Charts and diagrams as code
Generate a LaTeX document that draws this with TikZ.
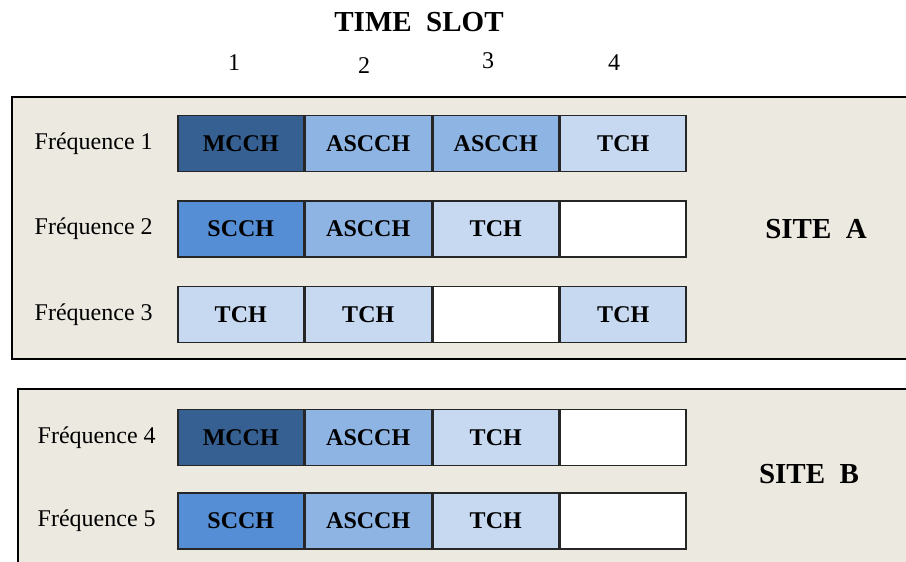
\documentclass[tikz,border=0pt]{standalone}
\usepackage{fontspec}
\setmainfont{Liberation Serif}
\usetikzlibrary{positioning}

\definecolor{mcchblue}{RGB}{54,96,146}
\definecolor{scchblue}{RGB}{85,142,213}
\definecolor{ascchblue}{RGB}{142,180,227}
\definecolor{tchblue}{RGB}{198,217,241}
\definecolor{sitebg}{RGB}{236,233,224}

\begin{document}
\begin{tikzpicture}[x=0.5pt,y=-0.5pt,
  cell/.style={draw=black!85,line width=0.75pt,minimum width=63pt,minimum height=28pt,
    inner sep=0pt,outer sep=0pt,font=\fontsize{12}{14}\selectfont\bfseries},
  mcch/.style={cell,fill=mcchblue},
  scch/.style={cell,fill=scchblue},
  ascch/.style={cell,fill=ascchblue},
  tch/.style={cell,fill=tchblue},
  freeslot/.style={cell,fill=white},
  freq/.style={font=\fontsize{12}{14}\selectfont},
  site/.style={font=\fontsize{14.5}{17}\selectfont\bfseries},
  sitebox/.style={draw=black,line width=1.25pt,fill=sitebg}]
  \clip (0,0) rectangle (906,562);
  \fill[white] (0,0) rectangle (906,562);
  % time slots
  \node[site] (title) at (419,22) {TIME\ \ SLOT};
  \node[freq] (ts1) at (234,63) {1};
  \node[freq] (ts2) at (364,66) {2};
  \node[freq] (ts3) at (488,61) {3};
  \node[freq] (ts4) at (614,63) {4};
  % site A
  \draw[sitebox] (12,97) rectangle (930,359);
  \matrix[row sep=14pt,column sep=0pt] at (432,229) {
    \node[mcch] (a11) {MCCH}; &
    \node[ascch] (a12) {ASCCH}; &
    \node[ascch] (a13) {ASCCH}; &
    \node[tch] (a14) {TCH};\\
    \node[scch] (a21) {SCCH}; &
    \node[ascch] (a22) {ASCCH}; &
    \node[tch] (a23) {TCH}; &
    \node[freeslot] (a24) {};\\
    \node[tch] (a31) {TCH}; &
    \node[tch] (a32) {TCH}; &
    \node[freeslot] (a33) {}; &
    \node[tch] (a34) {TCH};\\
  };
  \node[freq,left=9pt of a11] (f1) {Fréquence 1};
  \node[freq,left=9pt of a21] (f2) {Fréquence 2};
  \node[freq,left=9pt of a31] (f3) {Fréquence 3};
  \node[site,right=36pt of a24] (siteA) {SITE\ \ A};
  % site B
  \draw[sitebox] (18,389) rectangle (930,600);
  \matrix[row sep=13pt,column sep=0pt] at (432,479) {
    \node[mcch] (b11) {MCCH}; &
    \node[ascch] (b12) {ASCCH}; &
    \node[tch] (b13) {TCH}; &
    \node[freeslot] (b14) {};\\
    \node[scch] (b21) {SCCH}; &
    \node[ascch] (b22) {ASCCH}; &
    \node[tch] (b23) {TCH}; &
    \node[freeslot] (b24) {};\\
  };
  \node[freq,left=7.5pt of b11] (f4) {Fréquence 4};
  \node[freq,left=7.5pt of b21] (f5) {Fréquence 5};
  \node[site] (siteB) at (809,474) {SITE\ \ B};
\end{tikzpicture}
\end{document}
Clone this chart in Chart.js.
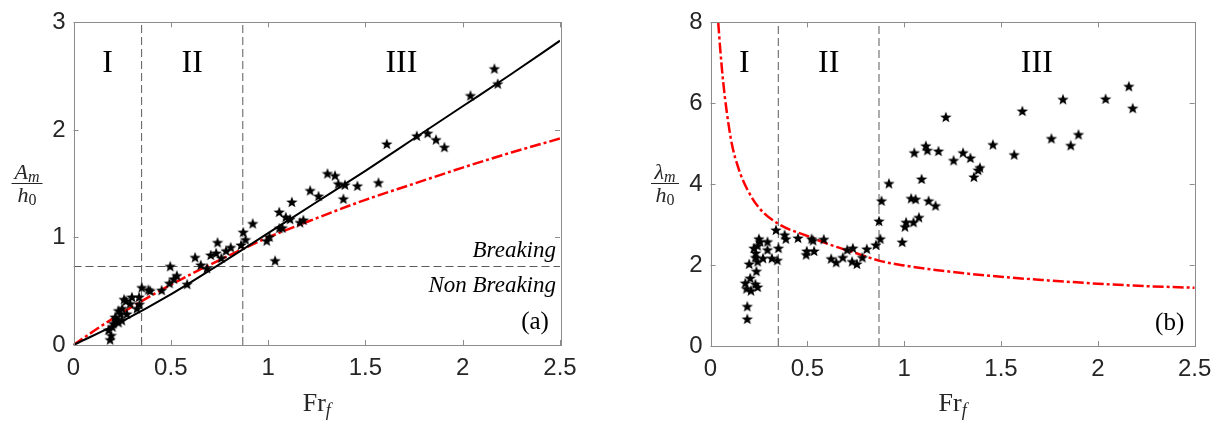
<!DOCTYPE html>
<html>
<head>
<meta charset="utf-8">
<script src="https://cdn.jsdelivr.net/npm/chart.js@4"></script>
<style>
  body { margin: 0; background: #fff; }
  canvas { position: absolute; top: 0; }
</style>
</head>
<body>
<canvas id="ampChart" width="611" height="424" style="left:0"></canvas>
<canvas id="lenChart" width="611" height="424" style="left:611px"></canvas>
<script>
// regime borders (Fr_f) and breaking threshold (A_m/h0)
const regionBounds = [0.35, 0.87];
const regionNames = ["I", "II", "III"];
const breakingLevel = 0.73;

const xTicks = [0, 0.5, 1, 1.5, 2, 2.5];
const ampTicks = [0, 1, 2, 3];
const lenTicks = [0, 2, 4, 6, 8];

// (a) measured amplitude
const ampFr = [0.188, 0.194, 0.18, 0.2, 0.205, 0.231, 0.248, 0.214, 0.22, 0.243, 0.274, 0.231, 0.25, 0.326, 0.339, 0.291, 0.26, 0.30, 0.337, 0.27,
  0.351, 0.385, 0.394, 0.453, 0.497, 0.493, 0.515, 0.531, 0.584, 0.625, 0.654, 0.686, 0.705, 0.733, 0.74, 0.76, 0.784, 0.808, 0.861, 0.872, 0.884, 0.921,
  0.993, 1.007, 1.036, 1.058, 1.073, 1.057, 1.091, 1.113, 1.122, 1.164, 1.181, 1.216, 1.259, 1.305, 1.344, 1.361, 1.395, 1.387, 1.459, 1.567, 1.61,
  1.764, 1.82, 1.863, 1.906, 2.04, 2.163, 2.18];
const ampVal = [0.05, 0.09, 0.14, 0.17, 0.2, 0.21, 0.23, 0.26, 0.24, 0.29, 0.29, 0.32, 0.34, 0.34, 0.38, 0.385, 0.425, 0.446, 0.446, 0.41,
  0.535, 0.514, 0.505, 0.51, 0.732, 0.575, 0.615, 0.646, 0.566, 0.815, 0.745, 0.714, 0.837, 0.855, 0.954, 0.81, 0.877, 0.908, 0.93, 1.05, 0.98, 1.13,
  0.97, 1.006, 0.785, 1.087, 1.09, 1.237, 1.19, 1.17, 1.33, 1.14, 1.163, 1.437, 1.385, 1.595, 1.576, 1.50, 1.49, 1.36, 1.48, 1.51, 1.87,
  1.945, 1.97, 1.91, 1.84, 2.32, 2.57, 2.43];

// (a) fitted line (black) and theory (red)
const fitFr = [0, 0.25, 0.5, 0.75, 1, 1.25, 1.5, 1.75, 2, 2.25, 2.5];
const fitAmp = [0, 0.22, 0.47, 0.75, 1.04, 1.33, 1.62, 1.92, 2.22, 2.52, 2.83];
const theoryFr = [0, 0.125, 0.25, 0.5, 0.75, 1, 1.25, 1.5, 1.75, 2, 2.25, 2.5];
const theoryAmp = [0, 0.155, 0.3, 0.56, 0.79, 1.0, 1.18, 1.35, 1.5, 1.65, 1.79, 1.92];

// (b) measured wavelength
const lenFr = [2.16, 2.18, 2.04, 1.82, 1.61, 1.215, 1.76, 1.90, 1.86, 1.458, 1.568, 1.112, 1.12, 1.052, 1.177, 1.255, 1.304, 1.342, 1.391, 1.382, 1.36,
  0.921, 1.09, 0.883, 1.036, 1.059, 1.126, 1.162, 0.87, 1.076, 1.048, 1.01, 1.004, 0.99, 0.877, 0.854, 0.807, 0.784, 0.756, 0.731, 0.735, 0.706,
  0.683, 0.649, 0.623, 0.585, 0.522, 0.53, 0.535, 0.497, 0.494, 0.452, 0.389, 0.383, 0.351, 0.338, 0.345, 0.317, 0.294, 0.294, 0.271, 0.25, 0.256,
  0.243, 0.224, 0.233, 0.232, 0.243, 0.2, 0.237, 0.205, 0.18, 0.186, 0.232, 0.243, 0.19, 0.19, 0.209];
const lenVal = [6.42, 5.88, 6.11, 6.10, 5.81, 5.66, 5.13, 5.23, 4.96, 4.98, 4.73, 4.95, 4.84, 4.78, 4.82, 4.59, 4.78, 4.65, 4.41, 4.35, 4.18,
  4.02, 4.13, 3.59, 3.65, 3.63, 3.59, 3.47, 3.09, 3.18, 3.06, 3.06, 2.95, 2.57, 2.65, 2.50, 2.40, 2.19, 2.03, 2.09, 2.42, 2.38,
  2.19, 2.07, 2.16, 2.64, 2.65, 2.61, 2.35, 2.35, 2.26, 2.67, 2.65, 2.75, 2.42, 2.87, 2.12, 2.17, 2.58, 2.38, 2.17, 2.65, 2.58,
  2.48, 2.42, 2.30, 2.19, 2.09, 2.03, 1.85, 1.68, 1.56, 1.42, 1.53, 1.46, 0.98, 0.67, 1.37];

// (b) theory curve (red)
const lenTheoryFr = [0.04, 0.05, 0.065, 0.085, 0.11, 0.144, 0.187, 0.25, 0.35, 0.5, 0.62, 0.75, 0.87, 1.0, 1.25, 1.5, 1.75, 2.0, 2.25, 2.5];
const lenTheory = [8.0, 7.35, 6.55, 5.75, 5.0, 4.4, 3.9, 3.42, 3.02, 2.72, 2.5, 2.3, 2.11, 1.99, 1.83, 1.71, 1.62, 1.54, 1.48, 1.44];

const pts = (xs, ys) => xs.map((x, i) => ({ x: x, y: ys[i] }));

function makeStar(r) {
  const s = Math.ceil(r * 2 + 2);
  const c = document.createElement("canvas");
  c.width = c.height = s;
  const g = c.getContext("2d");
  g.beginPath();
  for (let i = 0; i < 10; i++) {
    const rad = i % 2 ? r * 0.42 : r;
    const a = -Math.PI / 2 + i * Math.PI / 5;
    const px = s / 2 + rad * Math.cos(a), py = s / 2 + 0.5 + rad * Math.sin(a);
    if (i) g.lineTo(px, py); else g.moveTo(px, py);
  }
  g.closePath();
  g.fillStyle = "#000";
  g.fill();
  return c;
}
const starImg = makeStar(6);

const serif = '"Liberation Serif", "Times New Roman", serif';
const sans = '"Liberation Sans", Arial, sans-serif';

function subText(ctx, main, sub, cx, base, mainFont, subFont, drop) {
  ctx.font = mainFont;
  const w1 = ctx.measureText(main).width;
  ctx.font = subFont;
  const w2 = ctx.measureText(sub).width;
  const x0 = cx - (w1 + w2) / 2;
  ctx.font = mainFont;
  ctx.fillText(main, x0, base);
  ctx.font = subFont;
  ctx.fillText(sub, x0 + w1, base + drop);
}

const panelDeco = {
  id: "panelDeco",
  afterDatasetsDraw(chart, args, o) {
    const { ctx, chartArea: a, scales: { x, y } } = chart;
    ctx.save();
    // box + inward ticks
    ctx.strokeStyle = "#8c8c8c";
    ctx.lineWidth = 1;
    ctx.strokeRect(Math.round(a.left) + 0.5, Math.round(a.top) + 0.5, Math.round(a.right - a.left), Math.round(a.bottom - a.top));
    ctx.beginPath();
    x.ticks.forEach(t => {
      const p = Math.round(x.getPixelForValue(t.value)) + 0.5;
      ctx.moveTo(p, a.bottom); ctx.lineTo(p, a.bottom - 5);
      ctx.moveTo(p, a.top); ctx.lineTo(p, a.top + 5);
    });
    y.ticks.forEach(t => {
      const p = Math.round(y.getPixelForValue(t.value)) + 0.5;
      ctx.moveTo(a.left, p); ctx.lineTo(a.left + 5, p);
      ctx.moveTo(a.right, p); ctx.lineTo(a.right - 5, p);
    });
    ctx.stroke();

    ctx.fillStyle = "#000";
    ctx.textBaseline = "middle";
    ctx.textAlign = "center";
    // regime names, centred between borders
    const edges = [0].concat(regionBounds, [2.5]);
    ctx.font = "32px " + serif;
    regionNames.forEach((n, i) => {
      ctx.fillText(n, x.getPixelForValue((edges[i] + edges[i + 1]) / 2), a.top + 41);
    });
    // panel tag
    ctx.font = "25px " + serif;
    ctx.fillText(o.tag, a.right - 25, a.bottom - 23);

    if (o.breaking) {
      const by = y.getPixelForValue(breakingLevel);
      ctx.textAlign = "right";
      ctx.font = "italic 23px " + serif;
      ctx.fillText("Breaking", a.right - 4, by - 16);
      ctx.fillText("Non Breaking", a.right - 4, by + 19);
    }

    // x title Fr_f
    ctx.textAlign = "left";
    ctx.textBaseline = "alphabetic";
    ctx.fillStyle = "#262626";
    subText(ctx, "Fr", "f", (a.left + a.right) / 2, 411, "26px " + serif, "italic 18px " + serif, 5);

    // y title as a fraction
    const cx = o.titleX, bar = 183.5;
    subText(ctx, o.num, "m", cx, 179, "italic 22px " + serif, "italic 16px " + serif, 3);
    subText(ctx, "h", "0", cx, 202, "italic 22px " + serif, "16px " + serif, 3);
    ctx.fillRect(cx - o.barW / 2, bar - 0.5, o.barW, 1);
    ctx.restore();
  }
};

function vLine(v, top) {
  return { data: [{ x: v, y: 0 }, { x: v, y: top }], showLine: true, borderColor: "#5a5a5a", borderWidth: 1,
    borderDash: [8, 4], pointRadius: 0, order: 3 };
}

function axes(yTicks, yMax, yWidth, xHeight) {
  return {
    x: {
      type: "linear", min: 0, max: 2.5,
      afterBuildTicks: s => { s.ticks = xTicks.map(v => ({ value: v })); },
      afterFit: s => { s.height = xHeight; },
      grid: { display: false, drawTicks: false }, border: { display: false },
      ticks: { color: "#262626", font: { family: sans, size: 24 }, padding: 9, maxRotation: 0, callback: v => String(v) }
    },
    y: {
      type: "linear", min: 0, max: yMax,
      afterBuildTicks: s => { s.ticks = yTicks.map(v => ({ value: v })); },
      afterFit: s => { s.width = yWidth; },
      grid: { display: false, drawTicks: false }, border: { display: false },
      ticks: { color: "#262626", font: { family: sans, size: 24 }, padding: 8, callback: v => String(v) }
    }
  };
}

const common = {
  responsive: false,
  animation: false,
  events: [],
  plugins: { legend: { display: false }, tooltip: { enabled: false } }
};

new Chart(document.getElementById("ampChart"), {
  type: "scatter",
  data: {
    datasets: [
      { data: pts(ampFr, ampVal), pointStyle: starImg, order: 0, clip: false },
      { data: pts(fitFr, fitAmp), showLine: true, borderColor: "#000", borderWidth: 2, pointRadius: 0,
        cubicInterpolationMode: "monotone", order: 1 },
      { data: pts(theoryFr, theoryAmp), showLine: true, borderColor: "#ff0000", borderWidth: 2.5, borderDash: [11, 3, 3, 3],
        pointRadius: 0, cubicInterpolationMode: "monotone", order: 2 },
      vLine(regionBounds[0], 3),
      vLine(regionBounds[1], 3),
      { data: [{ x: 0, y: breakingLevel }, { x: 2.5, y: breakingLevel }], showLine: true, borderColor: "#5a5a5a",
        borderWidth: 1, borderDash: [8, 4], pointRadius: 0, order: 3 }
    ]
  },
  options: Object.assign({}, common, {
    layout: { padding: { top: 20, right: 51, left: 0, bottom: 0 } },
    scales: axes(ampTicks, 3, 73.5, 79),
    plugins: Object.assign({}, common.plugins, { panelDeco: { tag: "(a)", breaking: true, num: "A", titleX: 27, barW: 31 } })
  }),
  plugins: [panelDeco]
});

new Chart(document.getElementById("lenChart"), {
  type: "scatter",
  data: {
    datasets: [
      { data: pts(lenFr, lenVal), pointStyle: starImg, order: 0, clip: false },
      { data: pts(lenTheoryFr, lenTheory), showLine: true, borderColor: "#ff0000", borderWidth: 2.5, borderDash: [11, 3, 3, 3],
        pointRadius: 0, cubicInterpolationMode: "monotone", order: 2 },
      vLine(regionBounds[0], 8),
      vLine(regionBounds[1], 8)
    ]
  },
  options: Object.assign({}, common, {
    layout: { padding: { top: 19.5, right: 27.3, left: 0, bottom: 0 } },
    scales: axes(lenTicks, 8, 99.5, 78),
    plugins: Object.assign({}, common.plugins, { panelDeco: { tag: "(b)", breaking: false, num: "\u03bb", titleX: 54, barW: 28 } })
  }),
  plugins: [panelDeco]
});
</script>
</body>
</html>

◆ **Given request**
Make an exact copy of the lines from the one with "Clone this chart in Chart.js." through the one with "const lenTicks = [0, 2, 4, 6, 8];", both ends in, and nothing else. Drop every picture.

◆ **Result**
Clone this chart in Chart.js.
<!DOCTYPE html>
<html>
<head>
<meta charset="utf-8">
<script src="https://cdn.jsdelivr.net/npm/chart.js@4"></script>
<style>
  body { margin: 0; background: #fff; }
  canvas { position: absolute; top: 0; }
</style>
</head>
<body>
<canvas id="ampChart" width="611" height="424" style="left:0"></canvas>
<canvas id="lenChart" width="611" height="424" style="left:611px"></canvas>
<script>
// regime borders (Fr_f) and breaking threshold (A_m/h0)
const regionBounds = [0.35, 0.87];
const regionNames = ["I", "II", "III"];
const breakingLevel = 0.73;

const xTicks = [0, 0.5, 1, 1.5, 2, 2.5];
const ampTicks = [0, 1, 2, 3];
const lenTicks = [0, 2, 4, 6, 8];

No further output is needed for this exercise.